Return the records that follow unaltered. Omit every picture.

(Entries with chart source code)
──────────

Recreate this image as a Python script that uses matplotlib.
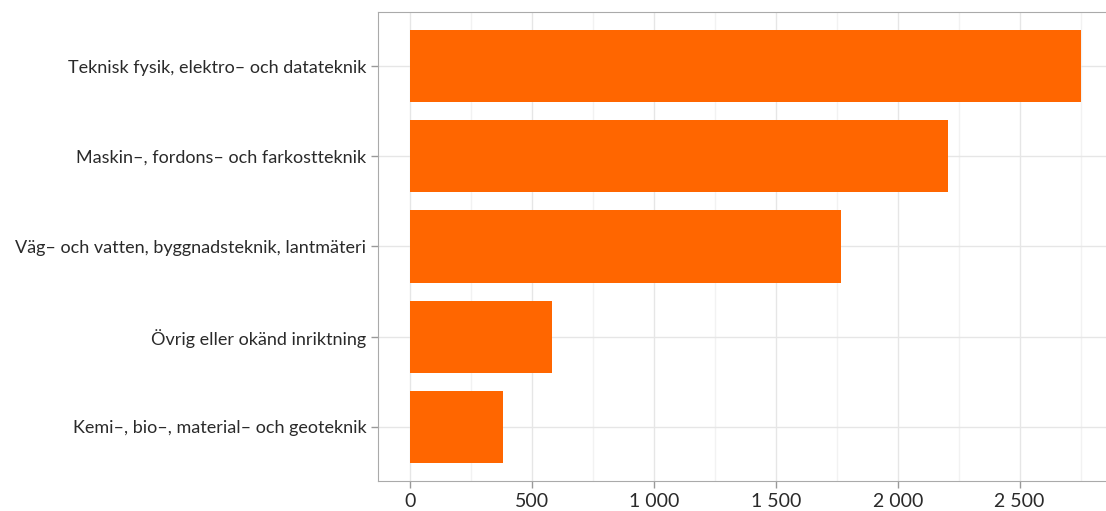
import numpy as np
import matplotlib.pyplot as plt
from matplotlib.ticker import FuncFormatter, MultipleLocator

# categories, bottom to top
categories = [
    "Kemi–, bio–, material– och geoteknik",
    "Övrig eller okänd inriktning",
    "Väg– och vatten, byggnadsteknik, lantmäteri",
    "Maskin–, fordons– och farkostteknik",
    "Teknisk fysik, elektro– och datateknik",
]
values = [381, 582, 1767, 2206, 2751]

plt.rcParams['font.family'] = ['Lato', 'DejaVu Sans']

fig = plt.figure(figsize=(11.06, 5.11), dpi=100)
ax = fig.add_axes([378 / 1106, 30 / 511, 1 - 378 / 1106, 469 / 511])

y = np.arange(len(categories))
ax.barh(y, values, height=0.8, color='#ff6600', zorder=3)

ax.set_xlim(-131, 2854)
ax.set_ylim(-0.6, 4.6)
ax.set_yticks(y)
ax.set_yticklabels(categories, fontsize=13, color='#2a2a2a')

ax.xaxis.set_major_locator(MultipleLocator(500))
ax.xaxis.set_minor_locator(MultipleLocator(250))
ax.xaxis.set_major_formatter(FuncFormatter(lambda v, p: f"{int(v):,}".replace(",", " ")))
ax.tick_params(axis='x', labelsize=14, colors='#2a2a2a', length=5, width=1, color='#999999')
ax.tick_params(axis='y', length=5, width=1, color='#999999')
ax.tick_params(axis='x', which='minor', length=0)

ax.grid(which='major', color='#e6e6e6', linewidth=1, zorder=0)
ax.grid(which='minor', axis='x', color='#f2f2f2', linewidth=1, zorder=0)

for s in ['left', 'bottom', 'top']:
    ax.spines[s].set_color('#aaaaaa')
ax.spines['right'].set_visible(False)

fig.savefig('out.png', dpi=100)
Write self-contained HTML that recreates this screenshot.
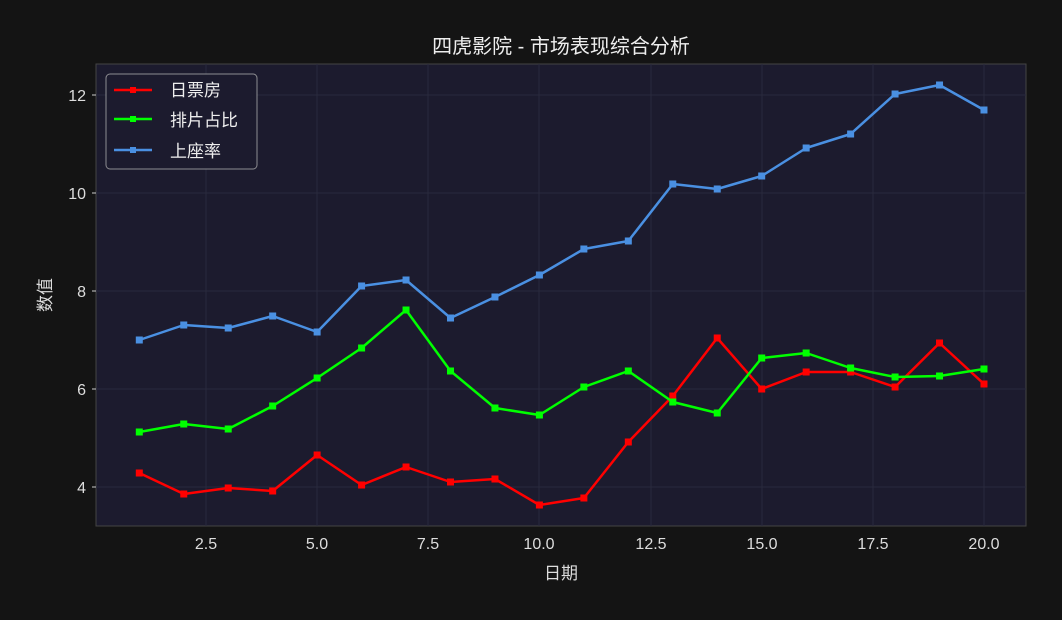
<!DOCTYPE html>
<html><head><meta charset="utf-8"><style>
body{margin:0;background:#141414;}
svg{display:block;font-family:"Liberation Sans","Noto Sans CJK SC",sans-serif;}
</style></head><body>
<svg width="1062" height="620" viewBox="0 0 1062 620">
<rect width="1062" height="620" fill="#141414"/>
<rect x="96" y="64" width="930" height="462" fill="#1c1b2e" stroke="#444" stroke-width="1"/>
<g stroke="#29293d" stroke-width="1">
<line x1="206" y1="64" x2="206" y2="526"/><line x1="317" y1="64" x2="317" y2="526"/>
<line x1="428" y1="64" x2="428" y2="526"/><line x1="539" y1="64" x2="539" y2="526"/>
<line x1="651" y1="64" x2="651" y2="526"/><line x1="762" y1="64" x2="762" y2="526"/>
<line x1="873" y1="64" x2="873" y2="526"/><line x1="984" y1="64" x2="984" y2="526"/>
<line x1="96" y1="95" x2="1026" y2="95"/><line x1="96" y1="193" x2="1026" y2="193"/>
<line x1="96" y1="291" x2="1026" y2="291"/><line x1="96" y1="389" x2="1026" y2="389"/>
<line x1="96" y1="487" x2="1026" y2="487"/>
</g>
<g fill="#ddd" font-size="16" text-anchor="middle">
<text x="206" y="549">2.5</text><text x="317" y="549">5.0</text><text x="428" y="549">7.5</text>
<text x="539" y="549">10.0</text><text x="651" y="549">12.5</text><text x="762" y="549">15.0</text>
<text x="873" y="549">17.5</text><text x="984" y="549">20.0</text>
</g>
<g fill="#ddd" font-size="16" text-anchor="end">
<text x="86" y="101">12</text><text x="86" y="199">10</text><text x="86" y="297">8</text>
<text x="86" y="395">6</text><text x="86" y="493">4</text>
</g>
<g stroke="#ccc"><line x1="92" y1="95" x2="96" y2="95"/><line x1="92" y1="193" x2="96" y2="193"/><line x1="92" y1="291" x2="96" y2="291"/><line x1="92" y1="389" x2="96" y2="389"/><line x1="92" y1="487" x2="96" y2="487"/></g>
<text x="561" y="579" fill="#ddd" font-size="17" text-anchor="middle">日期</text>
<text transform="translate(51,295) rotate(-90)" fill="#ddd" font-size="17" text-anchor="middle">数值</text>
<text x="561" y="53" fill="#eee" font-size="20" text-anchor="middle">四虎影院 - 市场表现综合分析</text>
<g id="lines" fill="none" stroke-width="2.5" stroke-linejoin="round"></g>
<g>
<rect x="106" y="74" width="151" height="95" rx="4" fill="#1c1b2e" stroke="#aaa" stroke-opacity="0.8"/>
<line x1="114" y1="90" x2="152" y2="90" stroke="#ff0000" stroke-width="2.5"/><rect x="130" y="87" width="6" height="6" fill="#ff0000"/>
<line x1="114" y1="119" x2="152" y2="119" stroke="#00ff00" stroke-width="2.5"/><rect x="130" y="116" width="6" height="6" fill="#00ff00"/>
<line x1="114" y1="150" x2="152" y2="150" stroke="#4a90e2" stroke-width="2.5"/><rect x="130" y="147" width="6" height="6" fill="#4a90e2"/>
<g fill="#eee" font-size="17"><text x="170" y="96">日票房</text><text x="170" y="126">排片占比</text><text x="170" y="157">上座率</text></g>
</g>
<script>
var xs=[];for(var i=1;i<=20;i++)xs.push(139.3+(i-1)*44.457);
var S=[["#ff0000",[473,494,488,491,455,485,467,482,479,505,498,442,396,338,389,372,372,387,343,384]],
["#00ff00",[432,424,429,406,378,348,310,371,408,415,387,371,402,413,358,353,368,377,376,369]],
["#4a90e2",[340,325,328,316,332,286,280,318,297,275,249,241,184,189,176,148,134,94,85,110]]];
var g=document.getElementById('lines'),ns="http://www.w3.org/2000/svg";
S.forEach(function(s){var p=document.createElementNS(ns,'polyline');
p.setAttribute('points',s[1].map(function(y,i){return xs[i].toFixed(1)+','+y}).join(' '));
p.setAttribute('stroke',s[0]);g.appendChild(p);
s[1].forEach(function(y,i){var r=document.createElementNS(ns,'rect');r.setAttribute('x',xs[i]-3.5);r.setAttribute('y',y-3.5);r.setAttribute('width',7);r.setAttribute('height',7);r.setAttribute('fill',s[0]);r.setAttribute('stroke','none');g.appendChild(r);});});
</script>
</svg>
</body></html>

──────────

● **Exercise output**:
Recreate this image as a Python script that uses matplotlib.
import numpy as np
import matplotlib.pyplot as plt
from matplotlib.ticker import FuncFormatter, MultipleLocator

# categories, bottom to top
categories = [
    "Kemi–, bio–, material– och geoteknik",
    "Övrig eller okänd inriktning",
    "Väg– och vatten, byggnadsteknik, lantmäteri",
    "Maskin–, fordons– och farkostteknik",
    "Teknisk fysik, elektro– och datateknik",
]
values = [381, 582, 1767, 2206, 2751]

plt.rcParams['font.family'] = ['Lato', 'DejaVu Sans']

fig = plt.figure(figsize=(11.06, 5.11), dpi=100)
ax = fig.add_axes([378 / 1106, 30 / 511, 1 - 378 / 1106, 469 / 511])

y = np.arange(len(categories))
ax.barh(y, values, height=0.8, color='#ff6600', zorder=3)

ax.set_xlim(-131, 2854)
ax.set_ylim(-0.6, 4.6)
ax.set_yticks(y)
ax.set_yticklabels(categories, fontsize=13, color='#2a2a2a')

ax.xaxis.set_major_locator(MultipleLocator(500))
ax.xaxis.set_minor_locator(MultipleLocator(250))
ax.xaxis.set_major_formatter(FuncFormatter(lambda v, p: f"{int(v):,}".replace(",", " ")))
ax.tick_params(axis='x', labelsize=14, colors='#2a2a2a', length=5, width=1, color='#999999')
ax.tick_params(axis='y', length=5, width=1, color='#999999')
ax.tick_params(axis='x', which='minor', length=0)

ax.grid(which='major', color='#e6e6e6', linewidth=1, zorder=0)
ax.grid(which='minor', axis='x', color='#f2f2f2', linewidth=1, zorder=0)

for s in ['left', 'bottom', 'top']:
    ax.spines[s].set_color('#aaaaaa')
ax.spines['right'].set_visible(False)

fig.savefig('out.png', dpi=100)
Write self-contained HTML that recreates this screenshot.
<!DOCTYPE html>
<html><head><meta charset="utf-8"><style>
body{margin:0;background:#141414;}
svg{display:block;font-family:"Liberation Sans","Noto Sans CJK SC",sans-serif;}
</style></head><body>
<svg width="1062" height="620" viewBox="0 0 1062 620">
<rect width="1062" height="620" fill="#141414"/>
<rect x="96" y="64" width="930" height="462" fill="#1c1b2e" stroke="#444" stroke-width="1"/>
<g stroke="#29293d" stroke-width="1">
<line x1="206" y1="64" x2="206" y2="526"/><line x1="317" y1="64" x2="317" y2="526"/>
<line x1="428" y1="64" x2="428" y2="526"/><line x1="539" y1="64" x2="539" y2="526"/>
<line x1="651" y1="64" x2="651" y2="526"/><line x1="762" y1="64" x2="762" y2="526"/>
<line x1="873" y1="64" x2="873" y2="526"/><line x1="984" y1="64" x2="984" y2="526"/>
<line x1="96" y1="95" x2="1026" y2="95"/><line x1="96" y1="193" x2="1026" y2="193"/>
<line x1="96" y1="291" x2="1026" y2="291"/><line x1="96" y1="389" x2="1026" y2="389"/>
<line x1="96" y1="487" x2="1026" y2="487"/>
</g>
<g fill="#ddd" font-size="16" text-anchor="middle">
<text x="206" y="549">2.5</text><text x="317" y="549">5.0</text><text x="428" y="549">7.5</text>
<text x="539" y="549">10.0</text><text x="651" y="549">12.5</text><text x="762" y="549">15.0</text>
<text x="873" y="549">17.5</text><text x="984" y="549">20.0</text>
</g>
<g fill="#ddd" font-size="16" text-anchor="end">
<text x="86" y="101">12</text><text x="86" y="199">10</text><text x="86" y="297">8</text>
<text x="86" y="395">6</text><text x="86" y="493">4</text>
</g>
<g stroke="#ccc"><line x1="92" y1="95" x2="96" y2="95"/><line x1="92" y1="193" x2="96" y2="193"/><line x1="92" y1="291" x2="96" y2="291"/><line x1="92" y1="389" x2="96" y2="389"/><line x1="92" y1="487" x2="96" y2="487"/></g>
<text x="561" y="579" fill="#ddd" font-size="17" text-anchor="middle">日期</text>
<text transform="translate(51,295) rotate(-90)" fill="#ddd" font-size="17" text-anchor="middle">数值</text>
<text x="561" y="53" fill="#eee" font-size="20" text-anchor="middle">四虎影院 - 市场表现综合分析</text>
<g id="lines" fill="none" stroke-width="2.5" stroke-linejoin="round"></g>
<g>
<rect x="106" y="74" width="151" height="95" rx="4" fill="#1c1b2e" stroke="#aaa" stroke-opacity="0.8"/>
<line x1="114" y1="90" x2="152" y2="90" stroke="#ff0000" stroke-width="2.5"/><rect x="130" y="87" width="6" height="6" fill="#ff0000"/>
<line x1="114" y1="119" x2="152" y2="119" stroke="#00ff00" stroke-width="2.5"/><rect x="130" y="116" width="6" height="6" fill="#00ff00"/>
<line x1="114" y1="150" x2="152" y2="150" stroke="#4a90e2" stroke-width="2.5"/><rect x="130" y="147" width="6" height="6" fill="#4a90e2"/>
<g fill="#eee" font-size="17"><text x="170" y="96">日票房</text><text x="170" y="126">排片占比</text><text x="170" y="157">上座率</text></g>
</g>
<script>
var xs=[];for(var i=1;i<=20;i++)xs.push(139.3+(i-1)*44.457);
var S=[["#ff0000",[473,494,488,491,455,485,467,482,479,505,498,442,396,338,389,372,372,387,343,384]],
["#00ff00",[432,424,429,406,378,348,310,371,408,415,387,371,402,413,358,353,368,377,376,369]],
["#4a90e2",[340,325,328,316,332,286,280,318,297,275,249,241,184,189,176,148,134,94,85,110]]];
var g=document.getElementById('lines'),ns="http://www.w3.org/2000/svg";
S.forEach(function(s){var p=document.createElementNS(ns,'polyline');
p.setAttribute('points',s[1].map(function(y,i){return xs[i].toFixed(1)+','+y}).join(' '));
p.setAttribute('stroke',s[0]);g.appendChild(p);
s[1].forEach(function(y,i){var r=document.createElementNS(ns,'rect');r.setAttribute('x',xs[i]-3.5);r.setAttribute('y',y-3.5);r.setAttribute('width',7);r.setAttribute('height',7);r.setAttribute('fill',s[0]);r.setAttribute('stroke','none');g.appendChild(r);});});
</script>
</svg>
</body></html>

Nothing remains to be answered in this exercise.